Q & A


There are no dumb questions... only dumb answers.


Q: What is the width of the cockpit?
A: The interior width of the Falco fuselage is 40" at the inside of the canopy tracks and about 42" at the shoulders.

Q: What is the hardest part of building a Falco?
A: Getting started. Just cutting that first piece of wood, getting into the swing of it, and developing a sense of confidence in your ability is often the worst of it. Many people are intimidated by taking the first step, but building an airplane is like climbing a mountain. You just take it one step at a time.

Q: What is the feasibility of making your own parts?
A: Making your own wood parts is very time-consuming but not difficult, and people who do it find that they are 'working' for about a $1.00 an hour when they look at the cost of the kits they could have bought. There are many metal parts (hinges, fittings, etc.) that can be made with a bandsaw, drill press and a file, but there are also many components that are beyond the ability of the average builder because they require machining and welding.

Q: How long does it take to build a Falco?
A: As you may know, claims of quick building times by kit manufacturers are notoriously optimistic and sometimed downright dishonest (much like speed claims). There is no such thing as an instant airplane, and all kit airplanes take a lot of time.

A typical kitplane in the hands of an average builder takes 2,500 to 3,500 hours to build. For most people, that stretches over a period of four to six years. This would apply to all kit airplanes--Glasair, Lancair, LongEze, Christen Eagle, RV-6, or Falco. Every kit manufacturer would like you to believe you can build their airplane in 800 hours, but it just ain't so.

Q:I plan to start construction but the place where I live (Puerto Rico) is extremely humid and termite damage to wood is very common. How resistant to termite damage is the wood used in the Falco?
A: Ah, the 'termite' question. Easy asnswer: It's nothing to worry about at all. Termites live in the ground and they are blind. They create tunnels of mud up to wood in buildings, but they aren't going to be able to get to a Falco.

Q: How good is the Falco in adverse weather conditions, specifically heavy rain?
A: Typically, a Falco is built with epoxy or polyurethane coatings on the wood, so the wood is very, very well protected. The epoxies that we use were developed for use on wooden boats, which sit in the water, and Falcos are only rained on from time to time or fly through rain.

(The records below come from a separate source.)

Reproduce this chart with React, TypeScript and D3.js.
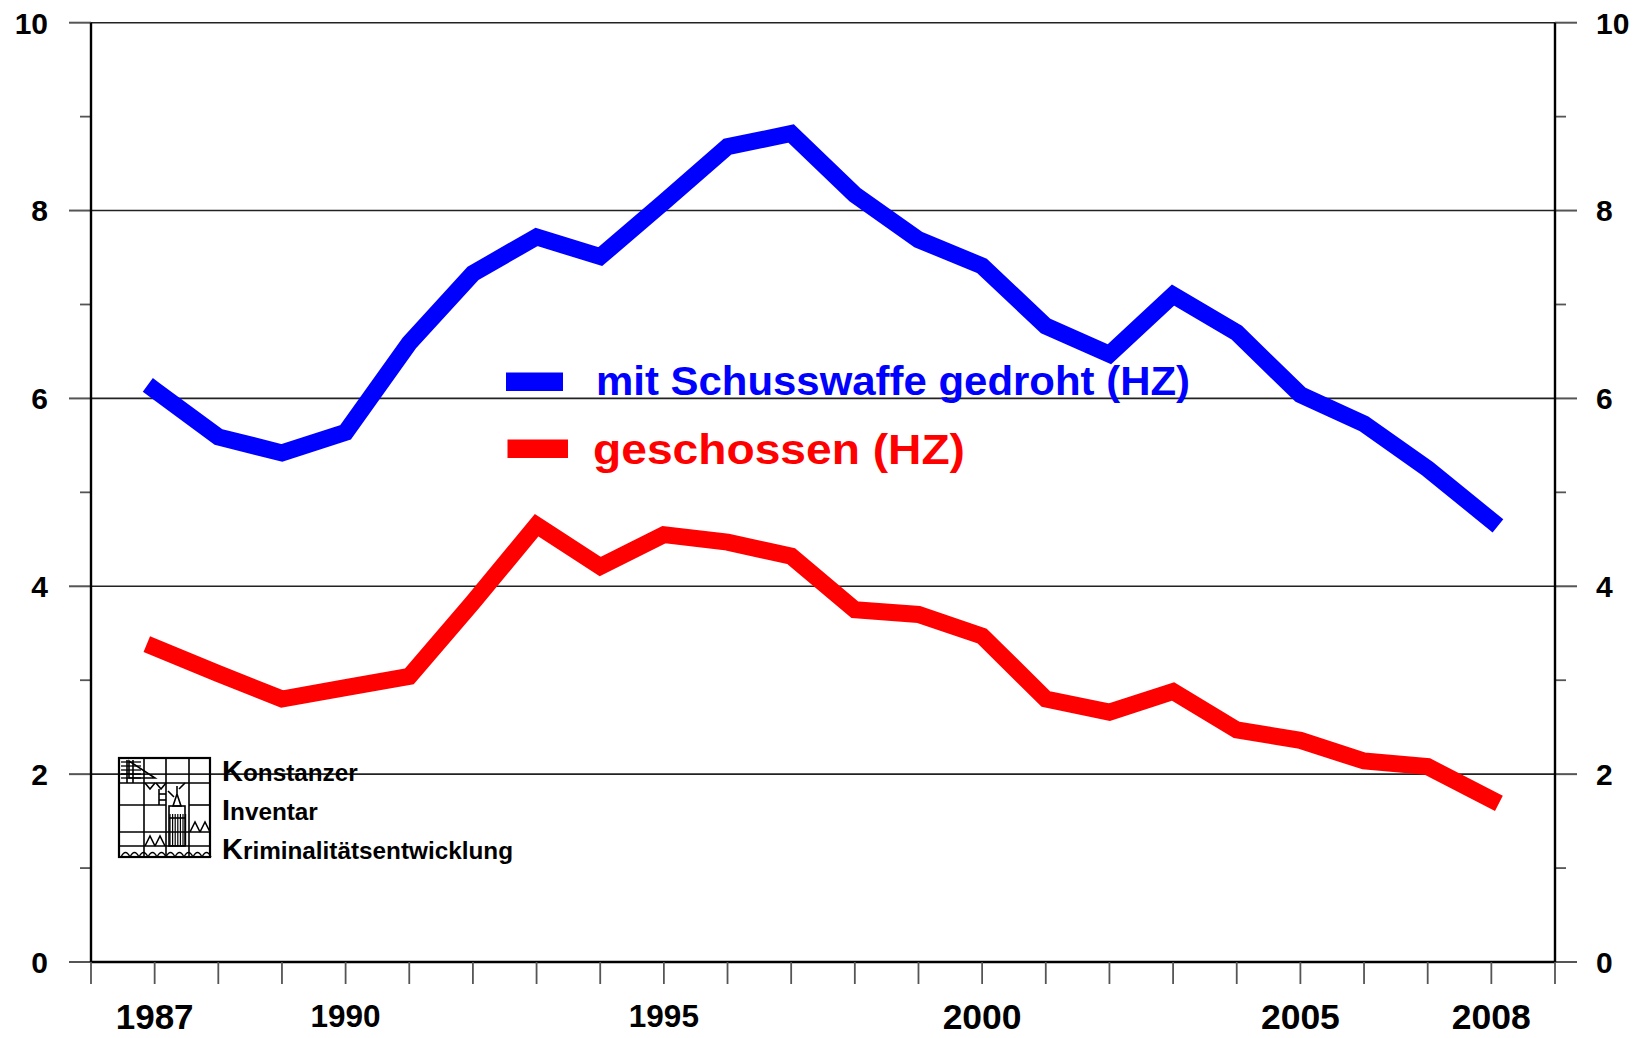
import React from 'react';
import * as d3 from 'd3';

// ---- data ----
const years = [1987, 1988, 1989, 1990, 1991, 1992, 1993, 1994, 1995, 1996, 1997, 1998, 1999, 2000, 2001, 2002, 2003, 2004, 2005, 2006, 2007, 2008];
const threatened = [6.09, 5.59, 5.42, 5.64, 6.59, 7.33, 7.72, 7.51, 8.09, 8.68, 8.82, 8.17, 7.69, 7.41, 6.77, 6.47, 7.10, 6.70, 6.04, 5.73, 5.25, 4.70];
const fired = [3.35, 3.07, 2.80, 2.92, 3.04, 3.83, 4.65, 4.21, 4.55, 4.47, 4.32, 3.75, 3.70, 3.47, 2.80, 2.66, 2.88, 2.47, 2.36, 2.14, 2.08, 1.73];
const yMajorTicks = [0, 2, 4, 6, 8, 10];
const yMinorTicks = [1, 3, 5, 7, 9];
const xTickYears = [1986, 1987, 1988, 1989, 1990, 1991, 1992, 1993, 1994, 1995, 1996, 1997, 1998, 1999, 2000, 2001, 2002, 2003, 2004, 2005, 2006, 2007, 2008, 2009];
const xLabelYears = [1987, 1990, 1995, 2000, 2005, 2008];
const seriesNames = ['mit Schusswaffe gedroht (HZ)', 'geschossen (HZ)'];
const logoWords = ['Konstanzer', 'Inventar', 'Kriminalitätsentwicklung'];

const W = 1650;
const H = 1038;
const FONT = '"Liberation Sans", Arial, Helvetica, sans-serif';

const x = d3.scaleLinear().domain([1986, 2009]).range([91, 1555]);
const y = d3.scaleLinear().domain([0, 10]).range([962, 22.7]);

const lineGen = d3
  .line<number>()
  .x((_, i) => x(years[i]))
  .y((d) => y(d));

const labelSize: Record<number, number> = { 1987: 35, 1990: 31.5, 1995: 31.5, 2000: 35.5, 2005: 35.5, 2008: 35.5 };

function Logo() {
  const bars = d3.range(51, 67, 2.6);
  const hatch = [4, 8, 12, 16, 20];
  const arches = d3.range(2, 90, 9);
  return (
    <g transform="translate(119,758)" fill="none" stroke="#000" strokeWidth={1.6}>
      <rect x={0} y={0} width={91} height={99} strokeWidth={2.2} />
      <line x1={25} y1={0} x2={25} y2={99} />
      <line x1={47} y1={0} x2={47} y2={99} />
      <line x1={70} y1={0} x2={70} y2={99} />
      <line x1={0} y1={25} x2={91} y2={25} />
      <line x1={0} y1={47} x2={47} y2={47} />
      <line x1={70} y1={47} x2={91} y2={47} />
      <line x1={0} y1={74} x2={91} y2={74} />
      <line x1={0} y1={88} x2={91} y2={88} />
      {hatch.map((h) => (
        <line key={h} x1={2} y1={h} x2={22} y2={h} strokeWidth={1.3} />
      ))}
      <line x1={8} y1={2} x2={8} y2={25} />
      <line x1={14} y1={2} x2={14} y2={25} />
      <path d="M10,3 L36,20 L10,20 Z" />
      <path d="M26,25 L31,31 L36,25 M37,25 L42,31 L47,25 M49,33 L55,39 M60,31 L66,25" />
      <line x1={40} y1={31} x2={40} y2={47} />
      <line x1={40} y1={36} x2={47} y2={36} />
      <line x1={40} y1={42} x2={47} y2={42} />
      <path d="M58,28 L58,36 M54,48 L58,36 L62,48 Z" />
      <rect x={50} y={48} width={16} height={40} />
      {bars.map((b) => (
        <line key={b} x1={b} y1={56} x2={b} y2={88} strokeWidth={1.2} />
      ))}
      <line x1={50} y1={60} x2={66} y2={60} />
      <path d="M26,88 L31,78 L36,88 M36,88 L41,78 L46,88" />
      <path d="M71,74 L76,64 L81,74 M81,74 L86,64 L91,74" />
      {arches.map((a) => (
        <path key={a} d={`M${a},99 Q${a + 4.5},90 ${a + 9},99`} strokeWidth={1.3} />
      ))}
    </g>
  );
}

export default function App() {
  const left = 91;
  const right = 1555;
  const bottom = y(0);
  return (
    <svg
      width={W}
      height={H}
      viewBox={`0 0 ${W} ${H}`}
      style={{ position: 'absolute', left: 0, top: 0, background: '#fff', display: 'block' }}
      fontFamily={FONT}
      fontWeight="bold"
    >
      <rect x={0} y={0} width={W} height={H} fill="#fff" />
      {/* grid lines and outer major ticks */}
      {yMajorTicks.map((t) => (
        <g key={`g${t}`}>
          <line x1={69} x2={left} y1={y(t)} y2={y(t)} stroke="#555" strokeWidth={2} />
          <line x1={right} x2={1577} y1={y(t)} y2={y(t)} stroke="#555" strokeWidth={2} />
          <line x1={left} x2={right} y1={y(t)} y2={y(t)} stroke={t === 0 ? '#000' : '#222'} strokeWidth={t === 0 ? 2.4 : 1.6} />
        </g>
      ))}
      {yMinorTicks.map((t) => (
        <g key={`m${t}`}>
          <line x1={80} x2={left} y1={y(t)} y2={y(t)} stroke="#555" strokeWidth={1.8} />
          <line x1={right} x2={1566} y1={y(t)} y2={y(t)} stroke="#555" strokeWidth={1.8} />
        </g>
      ))}
      {xTickYears.map((yr) => (
        <line key={`x${yr}`} x1={x(yr)} x2={x(yr)} y1={bottom} y2={984} stroke="#555" strokeWidth={1.8} />
      ))}
      {/* axis verticals */}
      <line x1={left} x2={left} y1={y(10)} y2={bottom} stroke="#000" strokeWidth={2.4} />
      <line x1={right} x2={right} y1={y(10)} y2={bottom} stroke="#000" strokeWidth={2.4} />

      {/* y labels */}
      {yMajorTicks.map((t) => (
        <g key={`yl${t}`} fontSize={30}>
          <text x={48} y={y(t) + 10.8} textAnchor="end" fill="#000">
            {t}
          </text>
          <text x={1596} y={y(t) + 10.8} textAnchor="start" fill="#000">
            {t}
          </text>
        </g>
      ))}
      {/* x labels */}
      {xLabelYears.map((yr) => (
        <text
          key={`xl${yr}`}
          x={x(yr)}
          y={1004 + 0.716 * labelSize[yr]}
          textAnchor="middle"
          fontSize={labelSize[yr]}
          fill="#000"
        >
          {yr}
        </text>
      ))}

      {/* logo */}
      <Logo />
      {logoWords.map((w, i) => (
        <text key={w} x={222} y={781 + i * 39} fill="#000">
          <tspan fontSize={29}>{w[0]}</tspan>
          <tspan fontSize={24.3}>{w.slice(1)}</tspan>
        </text>
      ))}

      {/* legend */}
      <rect x={506} y={372.5} width={57} height={18.5} fill="#0000ff" />
      <rect x={507.5} y={439.5} width={60.5} height={18.5} fill="#ff0000" />
      <text x={596} y={395} fontSize={40} fill="#0000ff" textLength={594} lengthAdjust="spacingAndGlyphs">
        {seriesNames[0]}
      </text>
      <text x={593} y={464} fontSize={43} fill="#ff0000" textLength={372} lengthAdjust="spacingAndGlyphs">
        {seriesNames[1]}
      </text>

      {/* series */}
      <path
        d={lineGen(threatened) || ''}
        fill="none"
        stroke="#0000ff"
        strokeWidth={17}
        strokeLinejoin="miter"
        strokeLinecap="square"
      />
      <path
        d={lineGen(fired) || ''}
        fill="none"
        stroke="#ff0000"
        strokeWidth={17}
        strokeLinejoin="miter"
        strokeLinecap="square"
      />
    </svg>
  );
}
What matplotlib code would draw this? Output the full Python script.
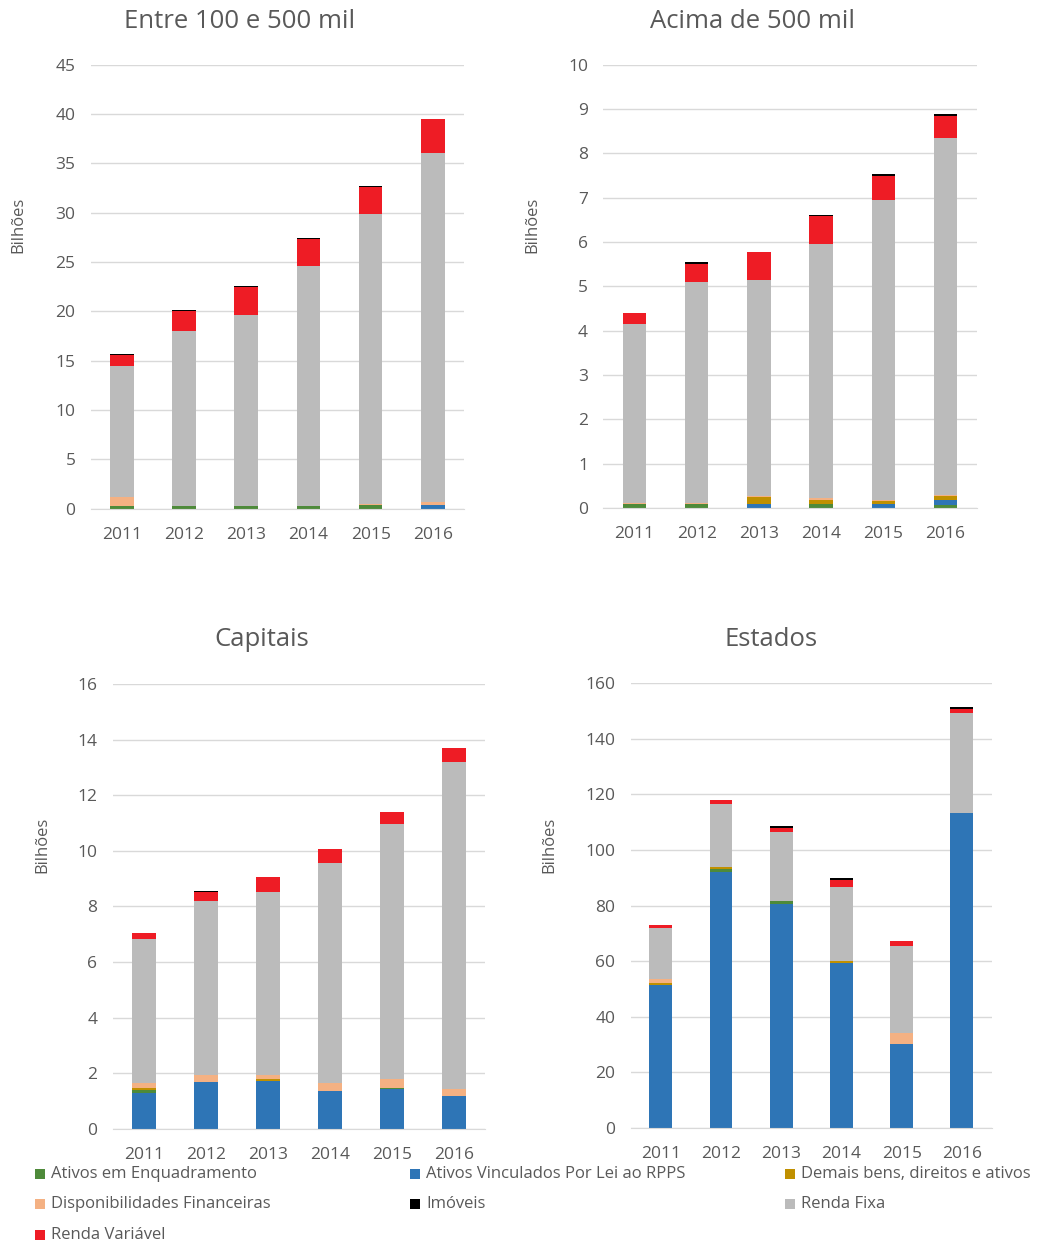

Anyone who builds a Falco will treat it like a member of the family, so the idea of leaving the airplane out in the open all year long is something no Falco builder or owner would ever consider.

We will also mention that sometimes people in 'humid' climates worry about an airplane just turning into rotten wood. The airplane will stabilize to a moisture content that is much lower than you would think. Stored in a hangar or under a roof, the wood will stabilize to the same moisture content that you have in the furniture of any unheated house. So if furniture doesn't have a problem, neither will the Falco.

Q: How good is the Falco as an IFR airplane?
A: Some people say a good IFR airplane is one that will go where you want to when you want to. The Falco is this type of plane.

Other people say a good IFR airplane is one that you can sit back, eat a sandwich, read and map and the airplane will happily keep flying with almost no attention. The Cessna 172 or 182 is this type of airplane, and the Falco is definitely not this type. It is very maneuverable, a lot of fun to fly, but it will not fly straight and level without attention.

But the answer is to get a single-axis autopilot and then the Falco becomes a rock-solid IFR airplane with the flick of a switch. This is what you would want to do, and it's what all Falco pilots do, except for the few 'real men', expert pilots and ex-military types.